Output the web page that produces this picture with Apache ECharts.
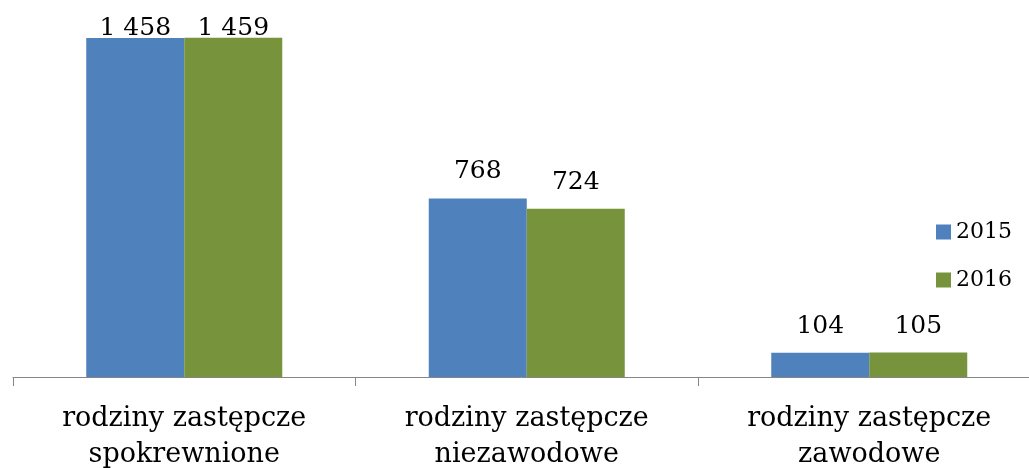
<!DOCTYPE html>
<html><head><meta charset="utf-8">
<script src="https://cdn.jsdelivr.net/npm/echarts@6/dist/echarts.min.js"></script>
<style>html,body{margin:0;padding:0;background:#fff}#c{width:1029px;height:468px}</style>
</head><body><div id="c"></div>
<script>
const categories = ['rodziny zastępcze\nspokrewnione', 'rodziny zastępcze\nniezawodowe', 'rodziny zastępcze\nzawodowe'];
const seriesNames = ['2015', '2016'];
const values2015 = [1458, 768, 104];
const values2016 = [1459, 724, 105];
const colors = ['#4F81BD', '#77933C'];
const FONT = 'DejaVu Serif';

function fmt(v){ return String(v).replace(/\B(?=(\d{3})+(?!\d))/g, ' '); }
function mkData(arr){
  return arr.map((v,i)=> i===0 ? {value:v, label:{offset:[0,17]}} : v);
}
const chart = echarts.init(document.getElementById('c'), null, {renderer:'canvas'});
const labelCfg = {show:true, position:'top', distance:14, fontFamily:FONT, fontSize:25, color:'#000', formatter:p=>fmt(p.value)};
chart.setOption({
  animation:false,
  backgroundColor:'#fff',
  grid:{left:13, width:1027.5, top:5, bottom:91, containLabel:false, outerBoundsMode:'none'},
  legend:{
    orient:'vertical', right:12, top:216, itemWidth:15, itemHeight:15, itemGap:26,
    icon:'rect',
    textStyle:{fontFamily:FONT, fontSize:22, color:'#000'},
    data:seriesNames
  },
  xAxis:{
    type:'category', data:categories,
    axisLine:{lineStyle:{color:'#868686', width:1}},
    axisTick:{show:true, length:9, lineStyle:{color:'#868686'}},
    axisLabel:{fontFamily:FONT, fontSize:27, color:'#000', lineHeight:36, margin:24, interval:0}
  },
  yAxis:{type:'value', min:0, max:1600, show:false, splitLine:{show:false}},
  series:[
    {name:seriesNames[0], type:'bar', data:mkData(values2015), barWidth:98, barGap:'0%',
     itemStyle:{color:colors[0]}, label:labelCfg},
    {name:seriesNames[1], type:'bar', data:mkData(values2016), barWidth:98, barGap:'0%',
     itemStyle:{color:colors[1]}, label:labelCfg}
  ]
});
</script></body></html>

• Problem
Go through the listing above and write it all out exactly, leaving out any picture.

• Solution for this problem
Output the web page that produces this picture with Apache ECharts.
<!DOCTYPE html>
<html><head><meta charset="utf-8">
<script src="https://cdn.jsdelivr.net/npm/echarts@6/dist/echarts.min.js"></script>
<style>html,body{margin:0;padding:0;background:#fff}#c{width:1029px;height:468px}</style>
</head><body><div id="c"></div>
<script>
const categories = ['rodziny zastępcze\nspokrewnione', 'rodziny zastępcze\nniezawodowe', 'rodziny zastępcze\nzawodowe'];
const seriesNames = ['2015', '2016'];
const values2015 = [1458, 768, 104];
const values2016 = [1459, 724, 105];
const colors = ['#4F81BD', '#77933C'];
const FONT = 'DejaVu Serif';

function fmt(v){ return String(v).replace(/\B(?=(\d{3})+(?!\d))/g, ' '); }
function mkData(arr){
  return arr.map((v,i)=> i===0 ? {value:v, label:{offset:[0,17]}} : v);
}
const chart = echarts.init(document.getElementById('c'), null, {renderer:'canvas'});
const labelCfg = {show:true, position:'top', distance:14, fontFamily:FONT, fontSize:25, color:'#000', formatter:p=>fmt(p.value)};
chart.setOption({
  animation:false,
  backgroundColor:'#fff',
  grid:{left:13, width:1027.5, top:5, bottom:91, containLabel:false, outerBoundsMode:'none'},
  legend:{
    orient:'vertical', right:12, top:216, itemWidth:15, itemHeight:15, itemGap:26,
    icon:'rect',
    textStyle:{fontFamily:FONT, fontSize:22, color:'#000'},
    data:seriesNames
  },
  xAxis:{
    type:'category', data:categories,
    axisLine:{lineStyle:{color:'#868686', width:1}},
    axisTick:{show:true, length:9, lineStyle:{color:'#868686'}},
    axisLabel:{fontFamily:FONT, fontSize:27, color:'#000', lineHeight:36, margin:24, interval:0}
  },
  yAxis:{type:'value', min:0, max:1600, show:false, splitLine:{show:false}},
  series:[
    {name:seriesNames[0], type:'bar', data:mkData(values2015), barWidth:98, barGap:'0%',
     itemStyle:{color:colors[0]}, label:labelCfg},
    {name:seriesNames[1], type:'bar', data:mkData(values2016), barWidth:98, barGap:'0%',
     itemStyle:{color:colors[1]}, label:labelCfg}
  ]
});
</script></body></html>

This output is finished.